On the Trail of the Whiskey Rebellion
While the trail is centered around the history of rye whiskey making in the region, it also offers tourists the opportunity to see the modern boom of craft distilling.
Steps from the 18th-century home of David Bradford, one of the leaders of the 1794 Whiskey Rebellion, two Whiskey Rebellion Festival reenactors prepared for the noon gun duel over the excise tax placed on whiskey stills. Every July, the city of Washington, home to the Bradford House Museum, throws a four-day festival celebrating the uprising against the 1791 Whiskey Excise Tax. The history of whiskey-making and the early pioneers of this country is still very much alive in Washington and I, along with a half dozen other journalists, was traveling the newly-launched Whiskey Rebellion Trail to see how the region had played a part in bringing whiskey to the American masses.
The trail is the brainchild of Meredith Meyer Grelli, co-owner of Wigle Whiskey and chair of the Whiskey Rebellion Trail. The launch took three years of collaborative effort between tourism groups, state governments, museum and distilleries. It connects Pittsburgh, Washington, D.C., Baltimore, Philadelphia and the small towns and rural areas in between, leading tourists through more than 75 distilleries and cultural sites. The trail is broken down into four-part regional stories— The Order, The March, The Rebellion and The Finale — following the federal government’s movements to quell the uprising in the Pittsburgh area against the excise tax.

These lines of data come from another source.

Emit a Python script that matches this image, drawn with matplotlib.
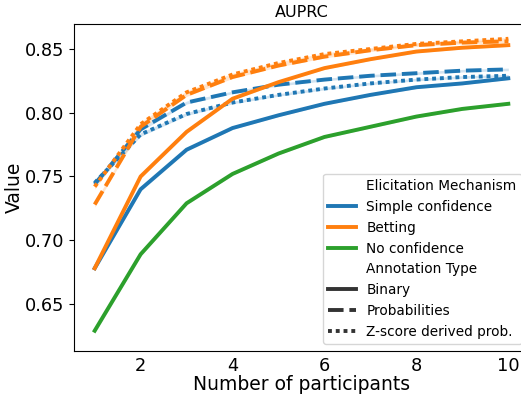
import matplotlib
matplotlib.use("Agg")
import matplotlib.pyplot as plt
from matplotlib.lines import Line2D
import numpy as np

participants = [1, 2, 3, 4, 5, 6, 7, 8, 9, 10]

simple_binary = [0.678, 0.740, 0.771, 0.788, 0.798, 0.807, 0.814, 0.820, 0.823, 0.827]
simple_prob = [0.744, 0.787, 0.808, 0.816, 0.822, 0.826, 0.829, 0.831, 0.833, 0.834]
simple_z = [0.745, 0.783, 0.799, 0.808, 0.814, 0.819, 0.823, 0.826, 0.828, 0.829]

betting_binary = [0.678, 0.750, 0.785, 0.811, 0.824, 0.835, 0.842, 0.848, 0.851, 0.853]
betting_prob = [0.728, 0.789, 0.814, 0.828, 0.837, 0.844, 0.849, 0.853, 0.855, 0.856]
betting_z = [0.742, 0.791, 0.816, 0.830, 0.839, 0.846, 0.850, 0.854, 0.856, 0.858]

noconf_binary = [0.629, 0.689, 0.729, 0.752, 0.768, 0.781, 0.789, 0.797, 0.803, 0.807]

ci_half = [0.002, 0.0015, 0.0012, 0.001, 0.001, 0.001, 0.001, 0.001, 0.001, 0.001]

mechanisms = ["Simple confidence", "Betting", "No confidence"]
annotation_types = ["Binary", "Probabilities", "Z-score derived prob."]
colors = ["#1f77b4", "#ff7f0e", "#2ca02c"]
dash_styles = [(None, None), (4, 1.5), (1, 1)]

series = [
    (0, 0, simple_binary), (0, 1, simple_prob), (0, 2, simple_z),
    (1, 0, betting_binary), (1, 1, betting_prob), (1, 2, betting_z),
    (2, 0, noconf_binary),
]

W, H = 521, 395
fig = plt.figure(figsize=(W / 100, H / 100), dpi=100)
left, right, top, bottom = 74, 529, 24, 351
ax = fig.add_axes([left / W, 1 - bottom / H, (right - left) / W, (bottom - top) / H])

x = np.array(participants)
lw = 2.8
for hi, si, vals in series:
    v = np.array(vals)
    c = np.array(ci_half)
    ax.fill_between(x, v - c, v + c, color=colors[hi], alpha=0.2, lw=0)
    ln, = ax.plot(x, v, color=colors[hi], lw=lw)
    if si > 0:
        ln.set_dashes(dash_styles[si])

ax.set_xlim(0.55, 10.45)
ax.set_ylim(0.6131, 0.8696)
ax.set_xticks([2, 4, 6, 8, 10])
ax.set_yticks([0.65, 0.70, 0.75, 0.80, 0.85])
ax.tick_params(labelsize=12.8)
ax.tick_params(axis="x", length=0, pad=4)
ax.set_title("AUPRC", fontsize=11.5, pad=5)
ax.set_xlabel("Number of participants", fontsize=13.5, labelpad=0)
ax.set_ylabel("Value", fontsize=13.5, labelpad=1)

handles = [Line2D([], [], color="none", lw=0)]
labels = ["Elicitation Mechanism"]
for c, m in zip(colors, mechanisms):
    handles.append(Line2D([], [], color=c, lw=lw))
    labels.append(m)
handles.append(Line2D([], [], color="none", lw=0))
labels.append("Annotation Type")
for d, a in zip(dash_styles, annotation_types):
    h = Line2D([], [], color="#333333", lw=lw)
    if d[0] is not None:
        h.set_dashes(d)
    handles.append(h)
    labels.append(a)
ax.legend(handles, labels, loc="lower right", fontsize=9.8)

fig.savefig("out.png", dpi=100)
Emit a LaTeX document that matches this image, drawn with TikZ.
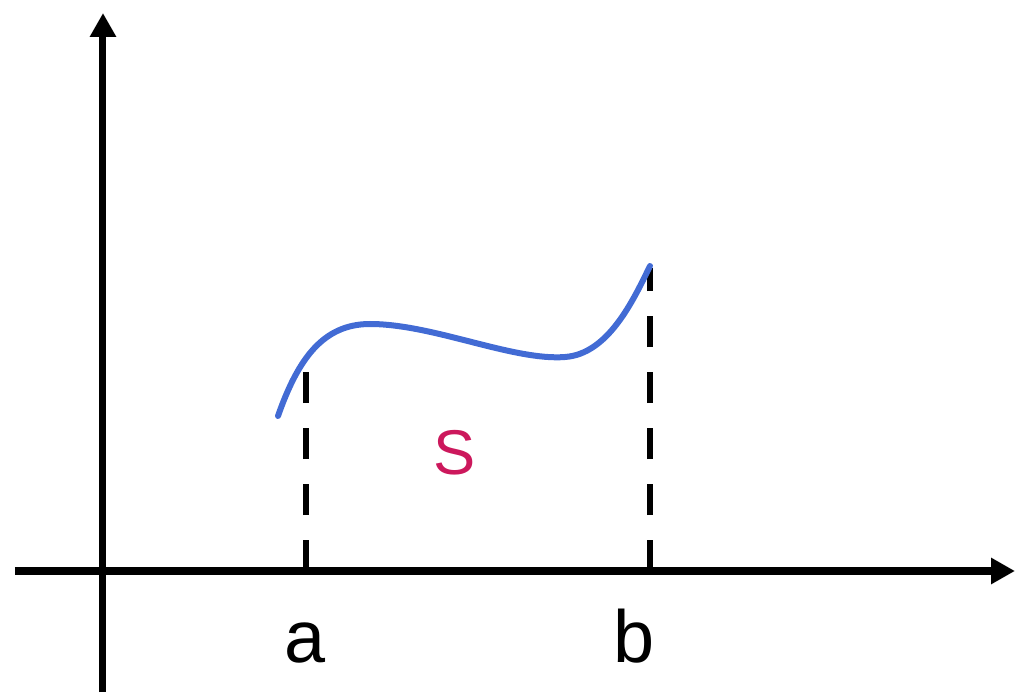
\documentclass[tikz,border=0pt]{standalone}
\usepackage{fontspec}
\setmainfont{Liberation Sans}
\usetikzlibrary{arrows.meta}

\definecolor{curveblue}{RGB}{66,107,212}
\definecolor{areared}{RGB}{204,24,92}

\begin{document}
\begin{tikzpicture}[
  axis/.style={-{Triangle[length=2.4mm, width=2.5mm]}, line width=0.07cm},
  bound/.style={line width=0.06cm, dash pattern=on 0.31cm off 0.25cm},
  fcurve/.style={draw=curveblue, line width=0.06cm, line cap=round},
  tick/.style={font=\fontsize{21}{25}\selectfont, anchor=base},
  region/.style={font=\fontsize{18}{22}\selectfont, text=areared, anchor=base},
]
  % ---- frame (reference proportions) ----
  \useasboundingbox (-1.03,-1.21) rectangle (9.15,5.71);

  % ---- axes ----
  \coordinate (xl) at (-0.88,0);
  \coordinate (xr) at (9.12,0);
  \coordinate (yb) at (0,-1.21);
  \coordinate (yt) at (0,5.58);
  \draw[axis] (xl) -- (xr);
  \draw[axis] (yb) -- (yt);

  % ---- bounds of the interval ----
  \coordinate (a0) at (2.03,0);
  \coordinate (atop) at (2.03,2.01);
  \coordinate (b0) at (5.47,0);
  \coordinate (btop) at (5.47,3.03);
  \draw[bound] (a0) -- (atop);
  \draw[bound] (b0) -- (btop);

  % ---- the curve ----
  \draw[fcurve] (1.75,1.55) .. controls (1.95,2.12) and (2.2,2.47) .. (2.67,2.47)
                .. controls (3.3,2.47) and (4.1,2.1) .. (4.62,2.14)
                .. controls (5.05,2.17) and (5.3,2.7) .. (5.47,3.05);

  % ---- labels ----
  \node[tick] (la) at (2.02,-0.91) {a};
  \node[tick] (lb) at (5.31,-0.91) {b};
  \node[region] (ls) at (3.52,0.96) {S};
\end{tikzpicture}
\end{document}
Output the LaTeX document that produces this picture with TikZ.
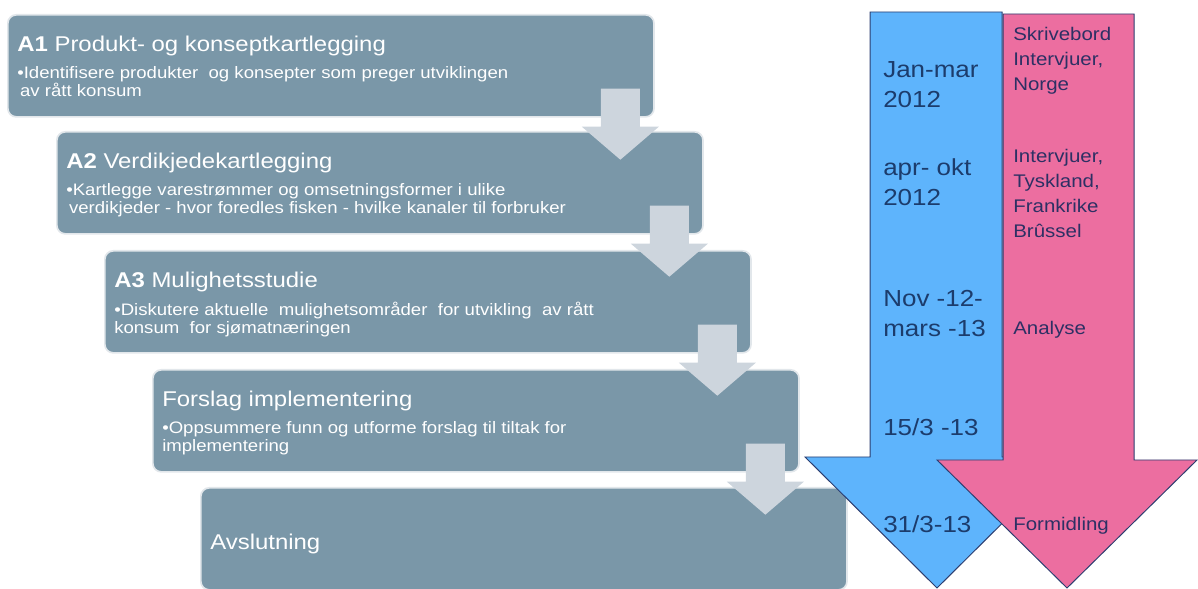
\documentclass[tikz,border=0pt]{standalone}
\usepackage{fontspec}
\setmainfont[FakeStretch=1.12]{Liberation Sans}
\usetikzlibrary{positioning}

\definecolor{stagefill}{RGB}{122,151,168}
\definecolor{stageedge}{RGB}{226,231,235}
\definecolor{stepgray}{RGB}{205,213,221}
\definecolor{timeblue}{RGB}{94,180,252}
\definecolor{taskpink}{RGB}{236,110,160}
\definecolor{arrowedge}{RGB}{44,62,112}
\definecolor{datetextcol}{RGB}{28,60,108}
\definecolor{tasktextcol}{RGB}{45,48,100}

\tikzset{
  stage/.style={draw=stageedge, line width=1.2pt, fill=stagefill, rounded corners=6pt,
    minimum width=16.15cm, minimum height=2.55cm, anchor=north west, inner sep=0pt},
  stagehead/.style={text=white, font=\fontsize{15.2}{18}\selectfont, anchor=north west, inner sep=0pt},
  stagebullet/.style={text=white, font=\fontsize{11.8}{12.8}\selectfont, align=left, anchor=north west, inner sep=0pt},
  steparrow/.style={fill=stepgray, draw=none},
  bigarrow/.style={draw=arrowedge, line width=0.7pt, line join=miter},
  datetext/.style={text=datetextcol, font=\fontsize{16.5}{21.3}\selectfont, align=left, anchor=north west, inner sep=0pt},
  tasktext/.style={text=tasktextcol, font=\fontsize{13}{17.8}\selectfont, align=left, anchor=north west, inner sep=0pt},
}

\begin{document}
\begin{tikzpicture}[x=0.025cm, y=-0.025cm]
		\useasboundingbox (0,0) rectangle (1198,589);
		% stages
		\node[stage] (b1) at (7,14) {};
		\node[stage] (b2) at (56,131) {};
		\node[stage] (b3) at (104,250) {};
		\node[stage] (b4) at (152,369) {};
		\node[stage] (b5) at (200,487) {};
		% arrows from stage to stage
		\foreach \i in {1,...,4}
			\fill[steparrow] ([shift={(-54,-29)}]b\i.south east) -- ++(39,0) -- ++(0,38) -- ++(19,0)
				-- ++(-38.5,33) -- ++(-38.5,-33) -- ++(19,0) -- cycle;
		% stage texts
		\node[stagehead] (t1) at (17,35.5) {\textbf{A1} Produkt- og konseptkartlegging};
		\node[stagebullet] (d1) at (17,66) {•Identifisere produkter\ \ og konsepter som preger utviklingen\\\hspace*{2pt}av rått konsum};
		\node[stagehead] (t2) at (66,152.5) {\textbf{A2} Verdikjedekartlegging};
		\node[stagebullet] (d2) at (66,183) {•Kartlegge varestrømmer og omsetningsformer i ulike\\\hspace*{2pt}verdikjeder - hvor foredles fisken - hvilke kanaler til forbruker};
		\node[stagehead] (t3) at (114,271.5) {\textbf{A3} Mulighetsstudie};
		\node[stagebullet] (d3) at (114,302) {•Diskutere aktuelle\ \ mulighetsområder\ \ for utvikling\ \ av rått\\konsum\ \ for sjømatnæringen};
		\node[stagehead] (t4) at (162,390.5) {Forslag implementering};
		\node[stagebullet] (d4) at (162,421) {•Oppsummere funn og utforme forslag til tiltak for\\implementering};
		\node[stagehead] (t5) at (210,533.5) {Avslutning};
		% time and task arrows
		\draw[bigarrow, fill=timeblue] (870,12) -- (1002,12) -- (1002,457) -- (1069,457) -- (937,588) -- (805,457) -- (870,457) -- cycle;
		\draw[bigarrow, fill=taskpink] (1003,14) -- (1134,14) -- (1134,460) -- (1197,460) -- (1067,588) -- (937,460) -- (1003,460) -- cycle;
		\node[datetext] (q1) at (883,61.7) {Jan-mar\\2012};
		\node[datetext] (q2) at (883,158.7) {apr-\ okt\\2012};
		\node[datetext] (q3) at (883,289.7) {Nov -12-\\mars\ -13};
		\node[datetext] (q4) at (883,418.7) {15/3 -13};
		\node[datetext] (q5) at (883,515.7) {31/3-13};
		\node[tasktext] (w1) at (1013,26.5) {Skrivebord\\Intervjuer,\\Norge};
		\node[tasktext] (w2) at (1013,148.5) {Intervjuer,\\Tyskland,\\Frankrike\\Brûssel};
		\node[tasktext] (w3) at (1013,320.5) {Analyse};
		\node[tasktext] (w4) at (1013,516.5) {Formidling};
\end{tikzpicture}
\end{document}
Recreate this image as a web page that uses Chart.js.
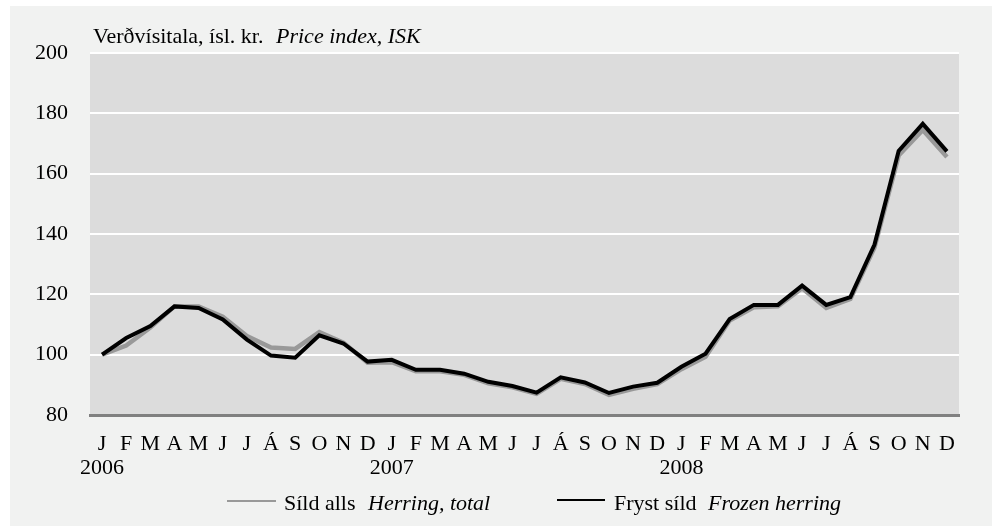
<!DOCTYPE html>
<html>
<head>
<meta charset="utf-8">
<script src="https://cdn.jsdelivr.net/npm/chart.js@4"></script>
<style>
  html, body { margin: 0; padding: 0; background: #ffffff; }
  #wrap { width: 996px; height: 526px; }
</style>
</head>
<body>
<div id="wrap"><canvas id="lineChart" width="996" height="526"></canvas></div>
<script>
// months, three years
var months = ['J', 'F', 'M', 'A', 'M', 'J', 'J', 'Á', 'S', 'O', 'N', 'D'];
var years = ['2006', '2007', '2008'];

// price index values
var herringTotal = [
  100, 103, 109, 116, 116, 112.6, 106.2, 102.4, 101.9, 107.5, 104, 97.3,
  97.5, 94.5, 94.5, 93.3, 90.5, 89.2, 87, 92, 90.3, 86.7, 88.7, 90.2,
  95.2, 99.3, 111.3, 115.7, 116, 122, 115.5, 118.5, 135.5, 166, 174.5, 165.5
];
var frozenHerring = [
  100, 105.5, 109.5, 116, 115.5, 111.7, 105, 99.7, 99, 106.4, 103.7, 97.7,
  98.3, 95, 95, 93.7, 91, 89.6, 87.4, 92.5, 90.8, 87.3, 89.4, 90.7,
  96, 100.3, 111.8, 116.5, 116.5, 122.9, 116.5, 119.1, 136.5, 167.5, 176.5, 167.4
];

var yTicks = [80, 100, 120, 140, 160, 180, 200];
var titleText = ['Verðvísitala, ísl. kr.', 'Price index, ISK'];
var legendNames = [['Síld alls', 'Herring, total'], ['Fryst síld', 'Frozen herring']];

var labels = [];
years.forEach(function (yr) {
  months.forEach(function (m, i) {
    labels.push(i === 0 ? [m, yr] : m);
  });
});

var serif = "'Liberation Serif', 'Times New Roman', serif";

// panel, plot background, title and legend
var decor = {
  id: 'decor',
  beforeDraw: function (chart) {
    var c = chart.ctx, a = chart.chartArea;
    c.save();
    c.fillStyle = '#f1f2f1';
    c.fillRect(10, 6, 982, 520);
    c.fillStyle = '#dcdcdc';
    c.fillRect(a.left, a.top, a.right - a.left, a.bottom - a.top);
    c.restore();
  },
  afterDraw: function (chart) {
    var c = chart.ctx;
    c.save();
    c.fillStyle = '#000';
    c.textBaseline = 'alphabetic';
    c.font = '22px ' + serif;
    c.fillText(titleText[0], 93, 43);
    c.font = 'italic 22px ' + serif;
    c.fillText(titleText[1], 276, 43);

    // legend
    c.lineWidth = 2;
    c.strokeStyle = '#999999';
    c.beginPath(); c.moveTo(227, 501); c.lineTo(276, 501); c.stroke();
    c.strokeStyle = '#000000';
    c.beginPath(); c.moveTo(557, 500); c.lineTo(605, 500); c.stroke();

    c.font = '22px ' + serif;
    c.fillText(legendNames[0][0], 284, 510);
    c.fillText(legendNames[1][0], 614, 510);
    c.font = 'italic 22px ' + serif;
    c.fillText(legendNames[0][1], 368, 510);
    c.fillText(legendNames[1][1], 708, 510);
    c.restore();
  }
};

var ctx = document.getElementById('lineChart').getContext('2d');
new Chart(ctx, {
  type: 'line',
  data: {
    labels: labels,
    datasets: [{
      label: 'Síld alls',
      data: herringTotal,
      borderColor: '#999999',
      borderWidth: 4.5,
      pointRadius: 0,
      tension: 0,
      order: 2
    }, {
      label: 'Fryst síld',
      data: frozenHerring,
      borderColor: '#000000',
      borderWidth: 4,
      pointRadius: 0,
      tension: 0,
      order: 1
    }]
  },
  options: {
    responsive: false,
    animation: false,
    layout: { padding: { left: 0, right: 37, top: 53, bottom: 0 } },
    plugins: {
      legend: { display: false },
      tooltip: { enabled: false }
    },
    scales: {
      x: {
        offset: true,
        grid: { display: false, drawTicks: false },
        border: { display: true, color: '#808080', width: 3 },
        ticks: {
          autoSkip: false,
          maxRotation: 0,
          padding: 17,
          color: '#000',
          font: { family: serif, size: 22, lineHeight: 1.1 }
        },
        afterFit: function (s) { s.height = 111; }
      },
      y: {
        min: 80,
        max: 200,
        afterBuildTicks: function (s) { s.ticks = yTicks.map(function (v) { return { value: v }; }); },
        grid: { color: '#ffffff', lineWidth: 2, drawTicks: false },
        border: { display: false },
        ticks: {
          padding: 22,
          color: '#000',
          font: { family: serif, size: 22 }
        },
        afterFit: function (s) { s.width = 90; }
      }
    }
  },
  plugins: [decor]
});
</script>
</body>
</html>
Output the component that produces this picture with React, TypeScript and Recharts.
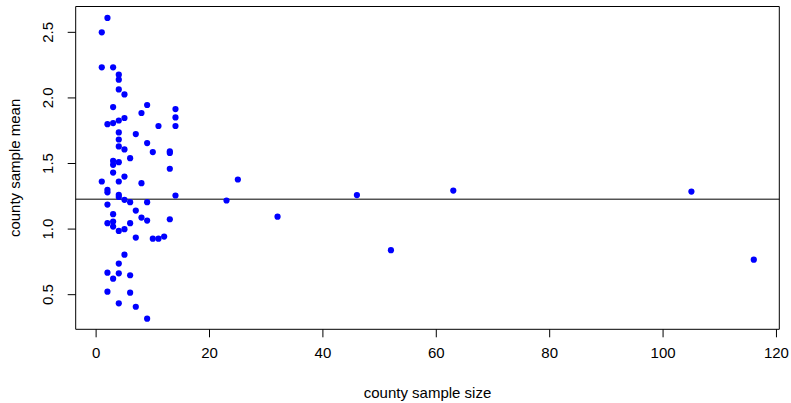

Levied by Congress, the tax was meant to help the young nation pay for the debt accrued during the Revolutionary War. Instead it inspired the first insurrection of the American people against their own government, when a group of western Pennsylvania farmers formed a small militia and attacked the tax collectors, prompting President George Washington to march more than 12,000 men across Pennsylvania to put down the rebellion.
Tourists can buy one- or three-day regional passes, 90-day passes or a pass for the entire trail, which is good for one year. These passes allow access and some special perks at the distilleries, museums and cultural sites along the trail. While the trail is centered around the history of rye whiskey making in the region, it also offers tourists the opportunity to see the modern boom of craft distilling. Many of the distilleries I visited are tiny operations started by people with a passion for distilling and entrepreneurship. One of the first stops in the Pittsburgh area is Quantum Spirits, a small bar and distillery nestled on Carnegie’s Main Street. A memorable stop in Philadelphia was Red Brick Craft Distillery, a four-seat tasting room and distillery, where the distiller is making a black birch spirit from birch and botanicals he forages himself.
Visited in rapid succession, the connection between the historical context of whiskey-making at places such as Mount Vernon — once one of the country’s most productive distilleries — and the modern distilling happening in places such as Washington, D.C.’s Ivy City, is apparent. Many of the methods that were used in distillation in the late 1700s are still used today, making every sip of whiskey like a small historical journey. At Mount Vernon, the distillery even uses Washington’s original recipe for white whiskey, which won a silver medal at the American Craft Spirits Awards in 2019, more than 200 years after it first started running off the stills.
The story that the trail endeavors to tell about whiskey is familiar in the context of the wider American story of ingenuity and boot-strapping one’s way to success. Even as a skeptic, it’s difficult to leave the experience not feeling a little more patriotic and a lot more fortified on a few sips of whiskey.